Problem
Pictures stay out of this copy; please retype only the lines from the start of the records through the line with "fc='none', ec=PINK, lw=0.9))".

--- Begin Data lines ---

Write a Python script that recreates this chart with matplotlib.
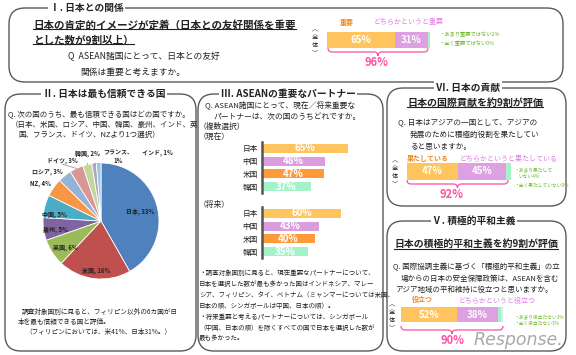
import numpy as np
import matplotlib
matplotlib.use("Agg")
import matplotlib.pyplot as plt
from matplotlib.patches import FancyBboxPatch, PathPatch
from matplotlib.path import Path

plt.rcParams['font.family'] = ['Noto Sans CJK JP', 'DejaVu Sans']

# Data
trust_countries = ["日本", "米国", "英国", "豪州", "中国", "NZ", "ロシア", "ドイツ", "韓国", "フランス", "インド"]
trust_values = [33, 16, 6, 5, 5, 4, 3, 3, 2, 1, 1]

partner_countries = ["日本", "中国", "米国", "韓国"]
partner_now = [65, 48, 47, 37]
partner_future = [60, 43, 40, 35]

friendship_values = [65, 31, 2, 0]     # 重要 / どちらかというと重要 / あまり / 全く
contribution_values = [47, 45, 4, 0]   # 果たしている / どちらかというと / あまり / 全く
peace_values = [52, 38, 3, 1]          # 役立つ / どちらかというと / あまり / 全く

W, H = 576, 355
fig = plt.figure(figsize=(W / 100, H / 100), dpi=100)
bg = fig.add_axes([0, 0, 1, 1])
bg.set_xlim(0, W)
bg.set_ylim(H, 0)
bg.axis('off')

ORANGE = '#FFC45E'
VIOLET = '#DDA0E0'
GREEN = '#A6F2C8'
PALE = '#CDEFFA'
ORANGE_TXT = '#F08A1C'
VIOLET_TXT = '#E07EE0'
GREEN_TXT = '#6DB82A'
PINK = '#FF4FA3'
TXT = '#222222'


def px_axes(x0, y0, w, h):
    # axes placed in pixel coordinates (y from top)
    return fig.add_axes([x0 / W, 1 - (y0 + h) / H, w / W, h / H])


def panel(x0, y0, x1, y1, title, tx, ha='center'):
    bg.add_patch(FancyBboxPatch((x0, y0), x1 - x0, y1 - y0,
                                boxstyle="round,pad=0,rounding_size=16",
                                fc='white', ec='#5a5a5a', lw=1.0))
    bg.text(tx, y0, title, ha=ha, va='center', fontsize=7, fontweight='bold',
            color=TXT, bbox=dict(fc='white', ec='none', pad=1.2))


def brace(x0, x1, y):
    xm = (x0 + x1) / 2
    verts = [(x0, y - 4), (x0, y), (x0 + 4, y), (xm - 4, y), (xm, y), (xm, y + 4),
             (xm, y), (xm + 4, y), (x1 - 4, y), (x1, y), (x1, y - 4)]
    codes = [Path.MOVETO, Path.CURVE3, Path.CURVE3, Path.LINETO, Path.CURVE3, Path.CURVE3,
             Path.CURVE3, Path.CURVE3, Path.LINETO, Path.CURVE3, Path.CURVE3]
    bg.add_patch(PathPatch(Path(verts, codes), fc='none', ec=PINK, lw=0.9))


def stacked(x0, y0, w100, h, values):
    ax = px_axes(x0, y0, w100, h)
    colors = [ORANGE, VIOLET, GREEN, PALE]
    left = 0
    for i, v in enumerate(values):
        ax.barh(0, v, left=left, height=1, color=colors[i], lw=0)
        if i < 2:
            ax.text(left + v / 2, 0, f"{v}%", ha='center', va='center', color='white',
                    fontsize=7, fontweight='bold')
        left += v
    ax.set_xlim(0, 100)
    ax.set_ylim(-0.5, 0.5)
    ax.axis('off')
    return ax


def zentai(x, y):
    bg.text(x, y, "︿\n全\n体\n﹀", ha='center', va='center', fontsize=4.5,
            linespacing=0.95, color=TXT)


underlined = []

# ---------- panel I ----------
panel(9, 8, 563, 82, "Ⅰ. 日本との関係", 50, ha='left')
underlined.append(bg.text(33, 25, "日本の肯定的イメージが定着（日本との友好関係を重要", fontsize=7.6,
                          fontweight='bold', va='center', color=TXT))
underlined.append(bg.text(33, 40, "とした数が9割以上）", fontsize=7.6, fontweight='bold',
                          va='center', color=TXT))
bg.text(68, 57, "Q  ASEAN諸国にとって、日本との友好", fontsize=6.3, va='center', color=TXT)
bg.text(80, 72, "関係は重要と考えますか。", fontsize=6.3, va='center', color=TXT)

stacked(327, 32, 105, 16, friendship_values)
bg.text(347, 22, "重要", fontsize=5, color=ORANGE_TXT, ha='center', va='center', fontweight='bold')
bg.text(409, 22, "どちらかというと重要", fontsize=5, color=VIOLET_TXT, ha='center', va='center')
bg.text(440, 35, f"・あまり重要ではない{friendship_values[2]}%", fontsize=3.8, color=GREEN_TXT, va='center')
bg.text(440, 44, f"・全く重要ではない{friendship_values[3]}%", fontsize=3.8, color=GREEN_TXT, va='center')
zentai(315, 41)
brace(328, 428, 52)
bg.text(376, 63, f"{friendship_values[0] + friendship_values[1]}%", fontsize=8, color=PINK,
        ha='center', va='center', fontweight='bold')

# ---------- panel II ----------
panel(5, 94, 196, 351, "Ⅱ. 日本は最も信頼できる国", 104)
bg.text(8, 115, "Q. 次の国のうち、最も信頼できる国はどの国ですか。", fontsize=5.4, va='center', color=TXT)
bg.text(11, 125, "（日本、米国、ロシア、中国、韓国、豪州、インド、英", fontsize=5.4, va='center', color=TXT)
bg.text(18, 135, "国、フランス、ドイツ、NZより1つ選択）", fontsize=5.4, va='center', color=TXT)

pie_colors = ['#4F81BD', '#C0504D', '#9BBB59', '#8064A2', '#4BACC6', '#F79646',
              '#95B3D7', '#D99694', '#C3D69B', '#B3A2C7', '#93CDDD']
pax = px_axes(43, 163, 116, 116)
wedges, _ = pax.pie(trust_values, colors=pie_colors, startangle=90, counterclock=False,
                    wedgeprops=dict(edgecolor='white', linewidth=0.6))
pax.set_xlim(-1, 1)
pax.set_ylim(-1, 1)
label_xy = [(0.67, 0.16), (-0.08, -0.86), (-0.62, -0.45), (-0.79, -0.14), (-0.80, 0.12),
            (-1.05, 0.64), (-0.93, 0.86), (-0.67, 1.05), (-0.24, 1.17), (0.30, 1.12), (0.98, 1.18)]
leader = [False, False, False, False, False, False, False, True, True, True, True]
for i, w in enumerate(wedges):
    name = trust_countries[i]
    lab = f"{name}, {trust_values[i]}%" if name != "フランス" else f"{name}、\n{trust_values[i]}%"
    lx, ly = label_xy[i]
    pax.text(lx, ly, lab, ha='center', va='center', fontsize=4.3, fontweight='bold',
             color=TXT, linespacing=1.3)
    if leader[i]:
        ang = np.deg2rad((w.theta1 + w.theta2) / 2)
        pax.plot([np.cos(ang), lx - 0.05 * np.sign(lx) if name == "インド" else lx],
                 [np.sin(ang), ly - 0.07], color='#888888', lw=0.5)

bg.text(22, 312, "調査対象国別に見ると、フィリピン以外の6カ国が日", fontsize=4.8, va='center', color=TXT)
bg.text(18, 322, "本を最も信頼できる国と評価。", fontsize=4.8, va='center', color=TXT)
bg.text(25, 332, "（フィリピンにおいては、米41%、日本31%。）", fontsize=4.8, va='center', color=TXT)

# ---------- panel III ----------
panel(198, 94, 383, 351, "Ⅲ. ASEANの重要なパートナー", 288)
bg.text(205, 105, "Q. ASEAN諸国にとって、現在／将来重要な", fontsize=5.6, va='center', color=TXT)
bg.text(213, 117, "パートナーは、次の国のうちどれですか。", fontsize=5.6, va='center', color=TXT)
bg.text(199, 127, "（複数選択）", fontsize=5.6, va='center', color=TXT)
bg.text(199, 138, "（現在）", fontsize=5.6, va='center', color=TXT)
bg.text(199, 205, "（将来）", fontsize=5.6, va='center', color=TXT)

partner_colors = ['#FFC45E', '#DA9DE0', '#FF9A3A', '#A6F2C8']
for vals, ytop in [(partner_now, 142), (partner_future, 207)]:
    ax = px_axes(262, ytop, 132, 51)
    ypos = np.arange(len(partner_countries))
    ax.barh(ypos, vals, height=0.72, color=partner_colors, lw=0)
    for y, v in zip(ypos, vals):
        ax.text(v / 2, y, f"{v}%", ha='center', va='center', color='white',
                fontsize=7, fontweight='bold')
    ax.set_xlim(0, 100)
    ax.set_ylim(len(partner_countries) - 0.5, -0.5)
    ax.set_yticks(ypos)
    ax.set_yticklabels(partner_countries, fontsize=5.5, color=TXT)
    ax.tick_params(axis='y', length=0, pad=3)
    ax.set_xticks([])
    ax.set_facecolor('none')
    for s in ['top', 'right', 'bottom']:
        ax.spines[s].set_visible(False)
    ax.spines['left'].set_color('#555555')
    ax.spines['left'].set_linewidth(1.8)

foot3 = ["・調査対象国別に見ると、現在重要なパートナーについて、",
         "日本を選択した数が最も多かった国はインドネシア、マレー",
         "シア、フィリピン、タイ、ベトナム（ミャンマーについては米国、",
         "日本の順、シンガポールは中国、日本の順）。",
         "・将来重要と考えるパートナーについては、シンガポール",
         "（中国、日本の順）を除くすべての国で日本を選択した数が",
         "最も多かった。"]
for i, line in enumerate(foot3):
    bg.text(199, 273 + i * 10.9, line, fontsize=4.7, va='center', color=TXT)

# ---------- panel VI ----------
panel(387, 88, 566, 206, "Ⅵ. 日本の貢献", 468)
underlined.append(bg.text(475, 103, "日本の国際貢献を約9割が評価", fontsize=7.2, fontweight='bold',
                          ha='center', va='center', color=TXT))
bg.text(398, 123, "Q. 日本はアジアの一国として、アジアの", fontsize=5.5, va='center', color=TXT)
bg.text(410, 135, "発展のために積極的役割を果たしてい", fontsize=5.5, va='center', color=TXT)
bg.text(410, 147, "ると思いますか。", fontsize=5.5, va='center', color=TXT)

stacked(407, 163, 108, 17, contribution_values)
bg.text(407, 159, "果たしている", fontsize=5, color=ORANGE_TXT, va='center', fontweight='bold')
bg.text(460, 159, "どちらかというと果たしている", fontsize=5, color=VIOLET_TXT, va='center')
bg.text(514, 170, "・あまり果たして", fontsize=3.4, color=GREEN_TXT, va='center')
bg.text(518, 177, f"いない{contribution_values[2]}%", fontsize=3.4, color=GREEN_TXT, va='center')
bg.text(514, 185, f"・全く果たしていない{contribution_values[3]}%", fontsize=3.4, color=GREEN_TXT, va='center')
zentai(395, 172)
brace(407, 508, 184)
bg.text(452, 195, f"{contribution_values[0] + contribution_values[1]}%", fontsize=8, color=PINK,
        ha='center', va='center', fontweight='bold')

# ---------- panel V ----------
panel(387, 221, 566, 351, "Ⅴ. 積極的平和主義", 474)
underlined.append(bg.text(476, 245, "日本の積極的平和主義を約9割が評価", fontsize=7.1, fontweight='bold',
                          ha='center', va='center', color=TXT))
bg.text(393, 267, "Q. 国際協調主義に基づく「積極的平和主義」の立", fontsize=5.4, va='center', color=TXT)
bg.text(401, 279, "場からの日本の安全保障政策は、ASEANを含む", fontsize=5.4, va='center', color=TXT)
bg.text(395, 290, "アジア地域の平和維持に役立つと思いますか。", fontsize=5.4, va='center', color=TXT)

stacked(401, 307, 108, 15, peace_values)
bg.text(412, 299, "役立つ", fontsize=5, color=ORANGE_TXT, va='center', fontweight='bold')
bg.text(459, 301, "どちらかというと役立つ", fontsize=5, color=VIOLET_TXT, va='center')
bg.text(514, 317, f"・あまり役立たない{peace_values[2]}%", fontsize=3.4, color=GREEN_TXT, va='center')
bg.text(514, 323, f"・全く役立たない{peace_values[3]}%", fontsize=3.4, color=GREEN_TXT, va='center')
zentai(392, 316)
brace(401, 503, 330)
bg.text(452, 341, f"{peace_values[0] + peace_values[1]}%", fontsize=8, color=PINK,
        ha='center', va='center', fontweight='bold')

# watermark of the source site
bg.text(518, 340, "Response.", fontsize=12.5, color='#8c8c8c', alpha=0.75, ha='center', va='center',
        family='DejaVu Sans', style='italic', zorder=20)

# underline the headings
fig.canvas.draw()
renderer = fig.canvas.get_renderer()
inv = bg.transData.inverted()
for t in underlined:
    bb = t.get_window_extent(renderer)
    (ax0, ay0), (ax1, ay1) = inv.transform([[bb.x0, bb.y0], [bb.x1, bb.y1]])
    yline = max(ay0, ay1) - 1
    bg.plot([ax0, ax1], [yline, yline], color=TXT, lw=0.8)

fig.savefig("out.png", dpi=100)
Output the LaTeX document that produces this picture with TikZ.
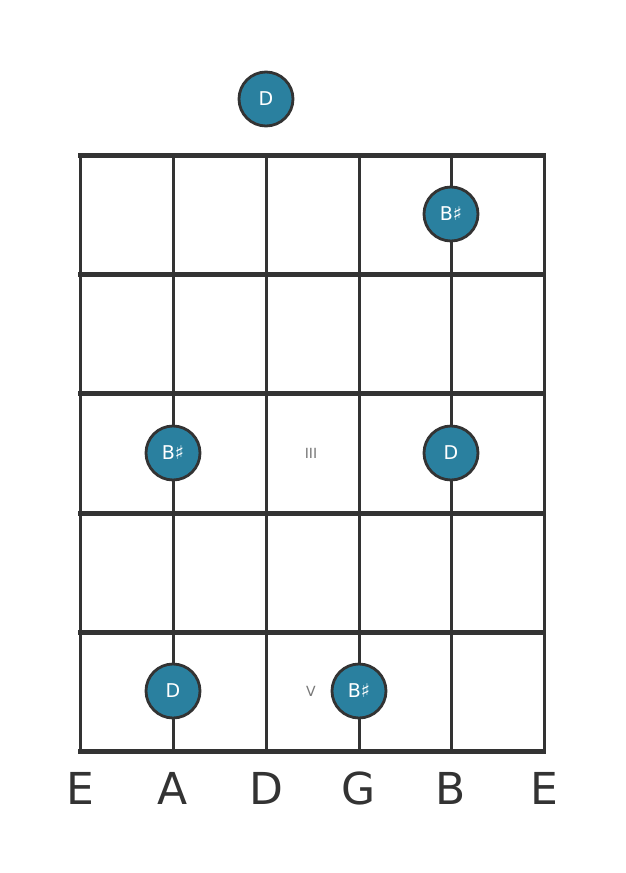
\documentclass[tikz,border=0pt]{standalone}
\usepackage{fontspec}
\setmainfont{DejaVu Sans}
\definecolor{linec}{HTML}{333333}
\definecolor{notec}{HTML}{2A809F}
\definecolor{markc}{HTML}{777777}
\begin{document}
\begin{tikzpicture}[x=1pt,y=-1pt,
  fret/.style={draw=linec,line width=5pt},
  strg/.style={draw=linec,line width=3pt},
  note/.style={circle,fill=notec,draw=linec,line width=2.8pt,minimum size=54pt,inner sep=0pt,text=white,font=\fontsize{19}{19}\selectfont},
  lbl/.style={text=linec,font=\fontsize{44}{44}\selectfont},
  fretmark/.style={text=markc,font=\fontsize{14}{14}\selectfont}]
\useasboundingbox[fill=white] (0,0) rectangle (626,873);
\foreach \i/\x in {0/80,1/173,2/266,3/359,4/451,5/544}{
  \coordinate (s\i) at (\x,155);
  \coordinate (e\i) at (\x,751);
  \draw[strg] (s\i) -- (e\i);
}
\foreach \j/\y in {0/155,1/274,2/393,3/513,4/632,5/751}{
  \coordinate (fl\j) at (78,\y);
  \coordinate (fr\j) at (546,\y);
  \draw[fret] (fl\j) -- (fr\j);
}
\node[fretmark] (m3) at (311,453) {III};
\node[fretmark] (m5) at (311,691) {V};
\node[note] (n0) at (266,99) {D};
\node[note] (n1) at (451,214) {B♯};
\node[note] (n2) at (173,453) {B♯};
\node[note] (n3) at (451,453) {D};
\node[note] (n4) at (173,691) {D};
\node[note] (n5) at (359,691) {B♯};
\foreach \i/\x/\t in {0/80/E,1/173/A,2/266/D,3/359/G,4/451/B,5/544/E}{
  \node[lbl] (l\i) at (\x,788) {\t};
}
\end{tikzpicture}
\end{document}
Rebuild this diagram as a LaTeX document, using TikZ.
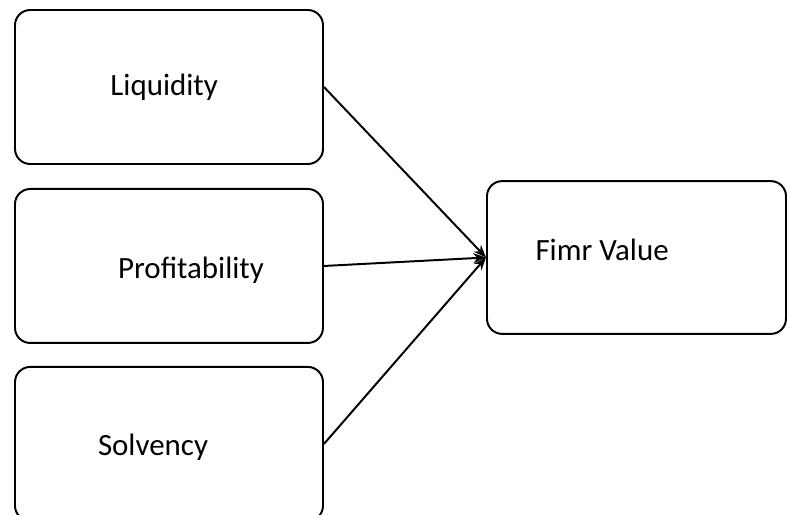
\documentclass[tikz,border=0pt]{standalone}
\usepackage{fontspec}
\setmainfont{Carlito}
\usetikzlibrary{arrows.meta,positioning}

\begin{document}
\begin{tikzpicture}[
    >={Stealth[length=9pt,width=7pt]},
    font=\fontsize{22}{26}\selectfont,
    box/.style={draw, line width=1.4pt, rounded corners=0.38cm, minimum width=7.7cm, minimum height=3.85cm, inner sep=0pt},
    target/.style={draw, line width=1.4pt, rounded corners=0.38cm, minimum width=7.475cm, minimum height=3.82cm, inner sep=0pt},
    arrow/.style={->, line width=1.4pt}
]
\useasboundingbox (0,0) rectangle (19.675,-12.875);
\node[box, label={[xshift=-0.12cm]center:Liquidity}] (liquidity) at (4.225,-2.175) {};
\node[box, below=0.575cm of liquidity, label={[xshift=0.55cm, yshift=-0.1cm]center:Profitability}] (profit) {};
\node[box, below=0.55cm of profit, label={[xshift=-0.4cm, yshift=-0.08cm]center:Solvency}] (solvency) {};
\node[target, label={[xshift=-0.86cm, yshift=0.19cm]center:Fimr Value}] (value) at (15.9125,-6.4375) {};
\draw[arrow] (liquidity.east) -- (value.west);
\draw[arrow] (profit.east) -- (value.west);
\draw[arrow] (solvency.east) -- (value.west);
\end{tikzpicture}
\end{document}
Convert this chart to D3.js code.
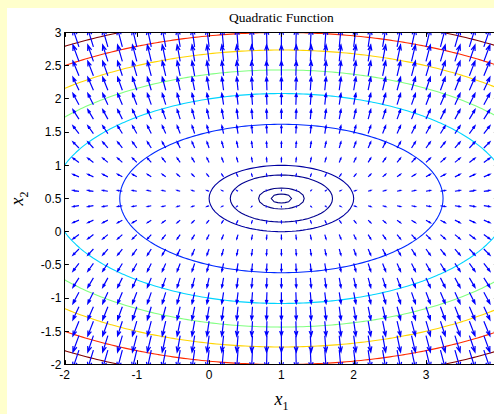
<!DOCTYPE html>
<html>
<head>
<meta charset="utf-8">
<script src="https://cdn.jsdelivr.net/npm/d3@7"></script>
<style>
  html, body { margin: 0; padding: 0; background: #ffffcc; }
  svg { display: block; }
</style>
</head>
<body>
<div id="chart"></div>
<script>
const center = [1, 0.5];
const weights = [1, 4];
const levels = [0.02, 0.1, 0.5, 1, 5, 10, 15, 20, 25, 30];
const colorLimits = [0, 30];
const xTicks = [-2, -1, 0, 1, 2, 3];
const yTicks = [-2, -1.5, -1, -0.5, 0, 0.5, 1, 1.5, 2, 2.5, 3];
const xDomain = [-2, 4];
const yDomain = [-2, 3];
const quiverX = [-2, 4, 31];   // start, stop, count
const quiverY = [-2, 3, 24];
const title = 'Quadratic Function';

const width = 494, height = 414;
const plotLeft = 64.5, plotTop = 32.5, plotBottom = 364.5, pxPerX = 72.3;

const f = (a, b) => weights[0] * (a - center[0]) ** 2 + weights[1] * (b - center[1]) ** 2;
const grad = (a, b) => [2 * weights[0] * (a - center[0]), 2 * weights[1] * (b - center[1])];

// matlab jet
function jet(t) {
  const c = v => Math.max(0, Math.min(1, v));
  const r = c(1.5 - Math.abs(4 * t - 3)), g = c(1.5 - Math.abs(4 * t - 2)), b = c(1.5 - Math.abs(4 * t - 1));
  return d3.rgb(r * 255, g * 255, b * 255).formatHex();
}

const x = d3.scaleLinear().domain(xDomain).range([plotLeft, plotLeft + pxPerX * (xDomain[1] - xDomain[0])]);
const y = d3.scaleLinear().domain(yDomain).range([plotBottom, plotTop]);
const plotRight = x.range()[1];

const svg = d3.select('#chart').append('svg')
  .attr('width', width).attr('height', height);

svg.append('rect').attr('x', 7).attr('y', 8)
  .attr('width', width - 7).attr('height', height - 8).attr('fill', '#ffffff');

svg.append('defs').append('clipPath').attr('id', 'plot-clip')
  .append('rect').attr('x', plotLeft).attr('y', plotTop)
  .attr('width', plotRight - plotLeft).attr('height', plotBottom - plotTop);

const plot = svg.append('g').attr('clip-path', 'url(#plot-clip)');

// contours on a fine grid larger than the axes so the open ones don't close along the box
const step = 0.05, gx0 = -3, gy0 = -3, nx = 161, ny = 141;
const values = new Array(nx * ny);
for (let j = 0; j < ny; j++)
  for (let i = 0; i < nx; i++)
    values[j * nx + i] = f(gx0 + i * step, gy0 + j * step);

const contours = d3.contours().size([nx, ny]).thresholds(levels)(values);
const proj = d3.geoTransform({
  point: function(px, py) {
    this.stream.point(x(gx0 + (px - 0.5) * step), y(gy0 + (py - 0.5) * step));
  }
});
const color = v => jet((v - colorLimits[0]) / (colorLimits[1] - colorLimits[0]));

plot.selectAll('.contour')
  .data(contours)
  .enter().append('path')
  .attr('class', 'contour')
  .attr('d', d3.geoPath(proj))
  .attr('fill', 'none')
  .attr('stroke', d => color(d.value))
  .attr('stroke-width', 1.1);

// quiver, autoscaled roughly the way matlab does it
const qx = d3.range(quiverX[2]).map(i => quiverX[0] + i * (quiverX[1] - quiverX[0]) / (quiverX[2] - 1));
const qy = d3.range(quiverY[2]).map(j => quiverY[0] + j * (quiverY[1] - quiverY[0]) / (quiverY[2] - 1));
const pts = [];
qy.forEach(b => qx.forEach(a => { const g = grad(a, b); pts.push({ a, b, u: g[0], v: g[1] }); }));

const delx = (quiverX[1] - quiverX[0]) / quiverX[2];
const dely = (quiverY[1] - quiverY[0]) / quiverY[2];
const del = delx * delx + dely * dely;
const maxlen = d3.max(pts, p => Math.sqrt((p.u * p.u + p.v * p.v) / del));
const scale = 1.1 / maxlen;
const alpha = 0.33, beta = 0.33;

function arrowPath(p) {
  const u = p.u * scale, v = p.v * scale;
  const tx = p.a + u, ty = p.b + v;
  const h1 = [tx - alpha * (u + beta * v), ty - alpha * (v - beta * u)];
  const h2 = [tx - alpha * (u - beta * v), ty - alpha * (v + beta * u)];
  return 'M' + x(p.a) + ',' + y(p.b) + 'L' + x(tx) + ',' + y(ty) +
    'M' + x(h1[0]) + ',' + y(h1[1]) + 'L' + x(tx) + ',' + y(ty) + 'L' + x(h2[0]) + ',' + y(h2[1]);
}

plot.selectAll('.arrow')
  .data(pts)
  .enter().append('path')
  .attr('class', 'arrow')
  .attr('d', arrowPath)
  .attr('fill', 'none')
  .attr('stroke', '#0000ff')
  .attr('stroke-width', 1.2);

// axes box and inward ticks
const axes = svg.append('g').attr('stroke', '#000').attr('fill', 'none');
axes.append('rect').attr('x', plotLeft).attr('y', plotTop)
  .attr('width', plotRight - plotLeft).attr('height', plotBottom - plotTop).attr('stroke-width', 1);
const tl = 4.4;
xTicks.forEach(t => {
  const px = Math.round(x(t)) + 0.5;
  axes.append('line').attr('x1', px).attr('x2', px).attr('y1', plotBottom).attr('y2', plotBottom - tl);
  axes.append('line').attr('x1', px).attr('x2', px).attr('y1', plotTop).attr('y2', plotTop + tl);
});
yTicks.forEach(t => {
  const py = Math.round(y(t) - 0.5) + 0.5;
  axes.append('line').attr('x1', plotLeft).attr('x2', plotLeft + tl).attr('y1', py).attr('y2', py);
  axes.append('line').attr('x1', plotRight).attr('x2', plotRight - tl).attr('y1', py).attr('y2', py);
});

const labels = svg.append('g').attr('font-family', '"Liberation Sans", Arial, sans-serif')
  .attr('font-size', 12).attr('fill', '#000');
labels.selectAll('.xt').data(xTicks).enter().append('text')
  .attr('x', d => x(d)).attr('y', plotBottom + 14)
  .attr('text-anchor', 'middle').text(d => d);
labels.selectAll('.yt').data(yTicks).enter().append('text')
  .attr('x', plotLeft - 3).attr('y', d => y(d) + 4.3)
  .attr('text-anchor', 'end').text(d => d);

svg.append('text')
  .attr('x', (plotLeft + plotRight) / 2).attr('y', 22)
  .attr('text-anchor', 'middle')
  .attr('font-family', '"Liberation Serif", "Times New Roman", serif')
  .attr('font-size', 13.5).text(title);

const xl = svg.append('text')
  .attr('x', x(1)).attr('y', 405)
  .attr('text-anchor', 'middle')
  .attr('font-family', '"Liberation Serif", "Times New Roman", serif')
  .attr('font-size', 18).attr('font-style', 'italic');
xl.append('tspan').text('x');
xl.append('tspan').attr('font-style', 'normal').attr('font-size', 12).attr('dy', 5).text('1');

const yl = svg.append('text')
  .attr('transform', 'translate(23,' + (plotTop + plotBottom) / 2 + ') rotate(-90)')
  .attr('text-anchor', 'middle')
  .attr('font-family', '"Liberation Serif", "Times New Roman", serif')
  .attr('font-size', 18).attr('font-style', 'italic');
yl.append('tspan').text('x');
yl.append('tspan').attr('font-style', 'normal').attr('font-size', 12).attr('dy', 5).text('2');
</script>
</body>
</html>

--- End Data lines ---

Written solution
Write a Python script that recreates this chart with matplotlib.
import numpy as np
import matplotlib
matplotlib.use("Agg")
import matplotlib.pyplot as plt
from matplotlib.patches import FancyBboxPatch, PathPatch
from matplotlib.path import Path

plt.rcParams['font.family'] = ['Noto Sans CJK JP', 'DejaVu Sans']

# Data
trust_countries = ["日本", "米国", "英国", "豪州", "中国", "NZ", "ロシア", "ドイツ", "韓国", "フランス", "インド"]
trust_values = [33, 16, 6, 5, 5, 4, 3, 3, 2, 1, 1]

partner_countries = ["日本", "中国", "米国", "韓国"]
partner_now = [65, 48, 47, 37]
partner_future = [60, 43, 40, 35]

friendship_values = [65, 31, 2, 0]     # 重要 / どちらかというと重要 / あまり / 全く
contribution_values = [47, 45, 4, 0]   # 果たしている / どちらかというと / あまり / 全く
peace_values = [52, 38, 3, 1]          # 役立つ / どちらかというと / あまり / 全く

W, H = 576, 355
fig = plt.figure(figsize=(W / 100, H / 100), dpi=100)
bg = fig.add_axes([0, 0, 1, 1])
bg.set_xlim(0, W)
bg.set_ylim(H, 0)
bg.axis('off')

ORANGE = '#FFC45E'
VIOLET = '#DDA0E0'
GREEN = '#A6F2C8'
PALE = '#CDEFFA'
ORANGE_TXT = '#F08A1C'
VIOLET_TXT = '#E07EE0'
GREEN_TXT = '#6DB82A'
PINK = '#FF4FA3'
TXT = '#222222'


def px_axes(x0, y0, w, h):
    # axes placed in pixel coordinates (y from top)
    return fig.add_axes([x0 / W, 1 - (y0 + h) / H, w / W, h / H])


def panel(x0, y0, x1, y1, title, tx, ha='center'):
    bg.add_patch(FancyBboxPatch((x0, y0), x1 - x0, y1 - y0,
                                boxstyle="round,pad=0,rounding_size=16",
                                fc='white', ec='#5a5a5a', lw=1.0))
    bg.text(tx, y0, title, ha=ha, va='center', fontsize=7, fontweight='bold',
            color=TXT, bbox=dict(fc='white', ec='none', pad=1.2))


def brace(x0, x1, y):
    xm = (x0 + x1) / 2
    verts = [(x0, y - 4), (x0, y), (x0 + 4, y), (xm - 4, y), (xm, y), (xm, y + 4),
             (xm, y), (xm + 4, y), (x1 - 4, y), (x1, y), (x1, y - 4)]
    codes = [Path.MOVETO, Path.CURVE3, Path.CURVE3, Path.LINETO, Path.CURVE3, Path.CURVE3,
             Path.CURVE3, Path.CURVE3, Path.LINETO, Path.CURVE3, Path.CURVE3]
    bg.add_patch(PathPatch(Path(verts, codes), fc='none', ec=PINK, lw=0.9))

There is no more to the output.